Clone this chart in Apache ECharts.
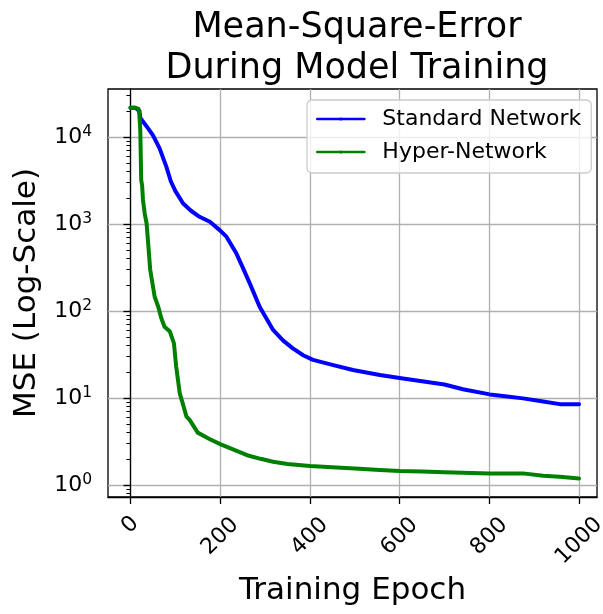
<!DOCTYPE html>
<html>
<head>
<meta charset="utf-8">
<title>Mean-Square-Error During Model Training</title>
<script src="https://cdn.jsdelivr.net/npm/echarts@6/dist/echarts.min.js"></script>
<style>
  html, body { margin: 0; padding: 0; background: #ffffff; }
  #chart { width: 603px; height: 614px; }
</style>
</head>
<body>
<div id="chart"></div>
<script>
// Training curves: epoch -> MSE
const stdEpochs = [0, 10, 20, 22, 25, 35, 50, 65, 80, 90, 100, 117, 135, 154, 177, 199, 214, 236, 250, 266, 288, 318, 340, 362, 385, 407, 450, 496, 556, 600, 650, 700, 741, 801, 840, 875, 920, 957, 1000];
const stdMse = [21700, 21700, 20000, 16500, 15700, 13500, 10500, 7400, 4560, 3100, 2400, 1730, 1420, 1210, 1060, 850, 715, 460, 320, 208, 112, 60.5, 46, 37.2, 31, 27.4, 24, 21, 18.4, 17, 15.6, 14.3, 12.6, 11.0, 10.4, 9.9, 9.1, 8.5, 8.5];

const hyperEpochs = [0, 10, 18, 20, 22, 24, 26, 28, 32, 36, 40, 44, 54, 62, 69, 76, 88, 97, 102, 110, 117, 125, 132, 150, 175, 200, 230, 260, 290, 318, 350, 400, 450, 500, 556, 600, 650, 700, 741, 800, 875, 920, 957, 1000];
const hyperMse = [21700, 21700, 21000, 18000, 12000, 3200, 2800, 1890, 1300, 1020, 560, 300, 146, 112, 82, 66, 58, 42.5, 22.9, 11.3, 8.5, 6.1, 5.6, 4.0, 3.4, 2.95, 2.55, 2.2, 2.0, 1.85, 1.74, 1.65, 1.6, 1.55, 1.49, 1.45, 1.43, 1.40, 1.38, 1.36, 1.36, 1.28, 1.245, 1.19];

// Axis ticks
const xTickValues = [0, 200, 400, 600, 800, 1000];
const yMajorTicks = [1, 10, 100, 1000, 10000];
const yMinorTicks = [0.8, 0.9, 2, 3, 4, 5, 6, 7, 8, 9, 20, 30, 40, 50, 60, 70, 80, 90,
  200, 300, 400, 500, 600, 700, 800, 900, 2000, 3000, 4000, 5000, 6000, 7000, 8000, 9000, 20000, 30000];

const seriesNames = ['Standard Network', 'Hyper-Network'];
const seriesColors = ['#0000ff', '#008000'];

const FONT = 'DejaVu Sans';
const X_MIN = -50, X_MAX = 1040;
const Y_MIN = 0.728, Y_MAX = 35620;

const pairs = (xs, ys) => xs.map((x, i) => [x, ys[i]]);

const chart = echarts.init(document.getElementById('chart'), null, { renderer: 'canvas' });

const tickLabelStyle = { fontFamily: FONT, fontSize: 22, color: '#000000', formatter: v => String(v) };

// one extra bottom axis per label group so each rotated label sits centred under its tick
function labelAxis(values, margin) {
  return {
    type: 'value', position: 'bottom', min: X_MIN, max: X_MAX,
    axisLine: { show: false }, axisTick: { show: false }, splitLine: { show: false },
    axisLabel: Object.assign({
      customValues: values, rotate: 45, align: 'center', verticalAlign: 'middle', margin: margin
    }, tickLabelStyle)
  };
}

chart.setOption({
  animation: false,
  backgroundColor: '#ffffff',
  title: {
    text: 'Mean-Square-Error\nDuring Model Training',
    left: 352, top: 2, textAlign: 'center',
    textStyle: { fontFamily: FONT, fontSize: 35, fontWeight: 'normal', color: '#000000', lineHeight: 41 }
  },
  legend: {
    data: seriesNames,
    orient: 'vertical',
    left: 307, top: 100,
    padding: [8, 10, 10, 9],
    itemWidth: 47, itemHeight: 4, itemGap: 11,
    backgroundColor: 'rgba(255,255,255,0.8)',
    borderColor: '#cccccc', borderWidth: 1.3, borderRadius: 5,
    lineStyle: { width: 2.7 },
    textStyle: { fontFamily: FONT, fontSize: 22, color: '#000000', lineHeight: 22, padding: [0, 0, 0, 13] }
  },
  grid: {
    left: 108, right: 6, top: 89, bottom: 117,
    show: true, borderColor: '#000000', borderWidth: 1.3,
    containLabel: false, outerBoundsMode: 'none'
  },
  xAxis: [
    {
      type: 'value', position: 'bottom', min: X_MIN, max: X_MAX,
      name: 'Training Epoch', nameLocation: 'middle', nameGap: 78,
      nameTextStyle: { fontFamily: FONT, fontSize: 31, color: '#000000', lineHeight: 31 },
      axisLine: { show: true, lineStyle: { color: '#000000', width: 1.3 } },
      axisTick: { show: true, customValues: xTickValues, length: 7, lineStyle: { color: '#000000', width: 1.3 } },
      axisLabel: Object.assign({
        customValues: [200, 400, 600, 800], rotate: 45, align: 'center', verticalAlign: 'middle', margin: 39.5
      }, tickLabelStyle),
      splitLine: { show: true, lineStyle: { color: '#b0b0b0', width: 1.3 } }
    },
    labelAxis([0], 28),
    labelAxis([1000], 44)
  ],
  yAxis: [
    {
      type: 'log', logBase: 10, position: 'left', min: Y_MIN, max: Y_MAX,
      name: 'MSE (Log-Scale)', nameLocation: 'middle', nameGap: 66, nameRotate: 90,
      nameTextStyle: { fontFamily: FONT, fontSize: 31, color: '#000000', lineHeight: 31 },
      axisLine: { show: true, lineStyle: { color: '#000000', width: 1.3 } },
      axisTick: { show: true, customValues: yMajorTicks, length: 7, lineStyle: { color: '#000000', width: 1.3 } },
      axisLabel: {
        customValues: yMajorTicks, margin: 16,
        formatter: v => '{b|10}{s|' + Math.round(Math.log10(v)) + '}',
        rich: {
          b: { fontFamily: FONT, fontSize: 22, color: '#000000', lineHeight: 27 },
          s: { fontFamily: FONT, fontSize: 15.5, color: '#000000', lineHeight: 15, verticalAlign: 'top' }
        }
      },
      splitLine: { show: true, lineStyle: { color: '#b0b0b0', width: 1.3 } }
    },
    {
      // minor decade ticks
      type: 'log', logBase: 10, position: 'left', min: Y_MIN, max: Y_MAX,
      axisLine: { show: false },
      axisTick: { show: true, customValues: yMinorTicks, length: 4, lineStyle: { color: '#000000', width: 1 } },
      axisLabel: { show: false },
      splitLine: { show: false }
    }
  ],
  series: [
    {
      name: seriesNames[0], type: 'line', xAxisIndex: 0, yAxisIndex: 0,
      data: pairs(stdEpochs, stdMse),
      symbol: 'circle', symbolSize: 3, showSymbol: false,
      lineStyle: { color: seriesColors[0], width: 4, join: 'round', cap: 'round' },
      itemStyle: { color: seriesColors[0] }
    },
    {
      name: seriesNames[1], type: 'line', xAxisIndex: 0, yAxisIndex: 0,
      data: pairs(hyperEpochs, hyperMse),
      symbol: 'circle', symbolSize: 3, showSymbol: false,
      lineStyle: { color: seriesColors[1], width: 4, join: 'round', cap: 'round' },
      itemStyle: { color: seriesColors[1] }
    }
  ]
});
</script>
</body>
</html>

→ WHAT THE TASK ASKS
Copy out each line exactly, without the pictures.

→ TASK OUTPUT
Clone this chart in Apache ECharts.
<!DOCTYPE html>
<html>
<head>
<meta charset="utf-8">
<title>Mean-Square-Error During Model Training</title>
<script src="https://cdn.jsdelivr.net/npm/echarts@6/dist/echarts.min.js"></script>
<style>
  html, body { margin: 0; padding: 0; background: #ffffff; }
  #chart { width: 603px; height: 614px; }
</style>
</head>
<body>
<div id="chart"></div>
<script>
// Training curves: epoch -> MSE
const stdEpochs = [0, 10, 20, 22, 25, 35, 50, 65, 80, 90, 100, 117, 135, 154, 177, 199, 214, 236, 250, 266, 288, 318, 340, 362, 385, 407, 450, 496, 556, 600, 650, 700, 741, 801, 840, 875, 920, 957, 1000];
const stdMse = [21700, 21700, 20000, 16500, 15700, 13500, 10500, 7400, 4560, 3100, 2400, 1730, 1420, 1210, 1060, 850, 715, 460, 320, 208, 112, 60.5, 46, 37.2, 31, 27.4, 24, 21, 18.4, 17, 15.6, 14.3, 12.6, 11.0, 10.4, 9.9, 9.1, 8.5, 8.5];

const hyperEpochs = [0, 10, 18, 20, 22, 24, 26, 28, 32, 36, 40, 44, 54, 62, 69, 76, 88, 97, 102, 110, 117, 125, 132, 150, 175, 200, 230, 260, 290, 318, 350, 400, 450, 500, 556, 600, 650, 700, 741, 800, 875, 920, 957, 1000];
const hyperMse = [21700, 21700, 21000, 18000, 12000, 3200, 2800, 1890, 1300, 1020, 560, 300, 146, 112, 82, 66, 58, 42.5, 22.9, 11.3, 8.5, 6.1, 5.6, 4.0, 3.4, 2.95, 2.55, 2.2, 2.0, 1.85, 1.74, 1.65, 1.6, 1.55, 1.49, 1.45, 1.43, 1.40, 1.38, 1.36, 1.36, 1.28, 1.245, 1.19];

// Axis ticks
const xTickValues = [0, 200, 400, 600, 800, 1000];
const yMajorTicks = [1, 10, 100, 1000, 10000];
const yMinorTicks = [0.8, 0.9, 2, 3, 4, 5, 6, 7, 8, 9, 20, 30, 40, 50, 60, 70, 80, 90,
  200, 300, 400, 500, 600, 700, 800, 900, 2000, 3000, 4000, 5000, 6000, 7000, 8000, 9000, 20000, 30000];

const seriesNames = ['Standard Network', 'Hyper-Network'];
const seriesColors = ['#0000ff', '#008000'];

const FONT = 'DejaVu Sans';
const X_MIN = -50, X_MAX = 1040;
const Y_MIN = 0.728, Y_MAX = 35620;

const pairs = (xs, ys) => xs.map((x, i) => [x, ys[i]]);

const chart = echarts.init(document.getElementById('chart'), null, { renderer: 'canvas' });

const tickLabelStyle = { fontFamily: FONT, fontSize: 22, color: '#000000', formatter: v => String(v) };

// one extra bottom axis per label group so each rotated label sits centred under its tick
function labelAxis(values, margin) {
  return {
    type: 'value', position: 'bottom', min: X_MIN, max: X_MAX,
    axisLine: { show: false }, axisTick: { show: false }, splitLine: { show: false },
    axisLabel: Object.assign({
      customValues: values, rotate: 45, align: 'center', verticalAlign: 'middle', margin: margin
    }, tickLabelStyle)
  };
}

chart.setOption({
  animation: false,
  backgroundColor: '#ffffff',
  title: {
    text: 'Mean-Square-Error\nDuring Model Training',
    left: 352, top: 2, textAlign: 'center',
    textStyle: { fontFamily: FONT, fontSize: 35, fontWeight: 'normal', color: '#000000', lineHeight: 41 }
  },
  legend: {
    data: seriesNames,
    orient: 'vertical',
    left: 307, top: 100,
    padding: [8, 10, 10, 9],
    itemWidth: 47, itemHeight: 4, itemGap: 11,
    backgroundColor: 'rgba(255,255,255,0.8)',
    borderColor: '#cccccc', borderWidth: 1.3, borderRadius: 5,
    lineStyle: { width: 2.7 },
    textStyle: { fontFamily: FONT, fontSize: 22, color: '#000000', lineHeight: 22, padding: [0, 0, 0, 13] }
  },
  grid: {
    left: 108, right: 6, top: 89, bottom: 117,
    show: true, borderColor: '#000000', borderWidth: 1.3,
    containLabel: false, outerBoundsMode: 'none'
  },
  xAxis: [
    {
      type: 'value', position: 'bottom', min: X_MIN, max: X_MAX,
      name: 'Training Epoch', nameLocation: 'middle', nameGap: 78,
      nameTextStyle: { fontFamily: FONT, fontSize: 31, color: '#000000', lineHeight: 31 },
      axisLine: { show: true, lineStyle: { color: '#000000', width: 1.3 } },
      axisTick: { show: true, customValues: xTickValues, length: 7, lineStyle: { color: '#000000', width: 1.3 } },
      axisLabel: Object.assign({
        customValues: [200, 400, 600, 800], rotate: 45, align: 'center', verticalAlign: 'middle', margin: 39.5
      }, tickLabelStyle),
      splitLine: { show: true, lineStyle: { color: '#b0b0b0', width: 1.3 } }
    },
    labelAxis([0], 28),
    labelAxis([1000], 44)
  ],
  yAxis: [
    {
      type: 'log', logBase: 10, position: 'left', min: Y_MIN, max: Y_MAX,
      name: 'MSE (Log-Scale)', nameLocation: 'middle', nameGap: 66, nameRotate: 90,
      nameTextStyle: { fontFamily: FONT, fontSize: 31, color: '#000000', lineHeight: 31 },
      axisLine: { show: true, lineStyle: { color: '#000000', width: 1.3 } },
      axisTick: { show: true, customValues: yMajorTicks, length: 7, lineStyle: { color: '#000000', width: 1.3 } },
      axisLabel: {
        customValues: yMajorTicks, margin: 16,
        formatter: v => '{b|10}{s|' + Math.round(Math.log10(v)) + '}',
        rich: {
          b: { fontFamily: FONT, fontSize: 22, color: '#000000', lineHeight: 27 },
          s: { fontFamily: FONT, fontSize: 15.5, color: '#000000', lineHeight: 15, verticalAlign: 'top' }
        }
      },
      splitLine: { show: true, lineStyle: { color: '#b0b0b0', width: 1.3 } }
    },
    {
      // minor decade ticks
      type: 'log', logBase: 10, position: 'left', min: Y_MIN, max: Y_MAX,
      axisLine: { show: false },
      axisTick: { show: true, customValues: yMinorTicks, length: 4, lineStyle: { color: '#000000', width: 1 } },
      axisLabel: { show: false },
      splitLine: { show: false }
    }
  ],
  series: [
    {
      name: seriesNames[0], type: 'line', xAxisIndex: 0, yAxisIndex: 0,
      data: pairs(stdEpochs, stdMse),
      symbol: 'circle', symbolSize: 3, showSymbol: false,
      lineStyle: { color: seriesColors[0], width: 4, join: 'round', cap: 'round' },
      itemStyle: { color: seriesColors[0] }
    },
    {
      name: seriesNames[1], type: 'line', xAxisIndex: 0, yAxisIndex: 0,
      data: pairs(hyperEpochs, hyperMse),
      symbol: 'circle', symbolSize: 3, showSymbol: false,
      lineStyle: { color: seriesColors[1], width: 4, join: 'round', cap: 'round' },
      itemStyle: { color: seriesColors[1] }
    }
  ]
});
</script>
</body>
</html>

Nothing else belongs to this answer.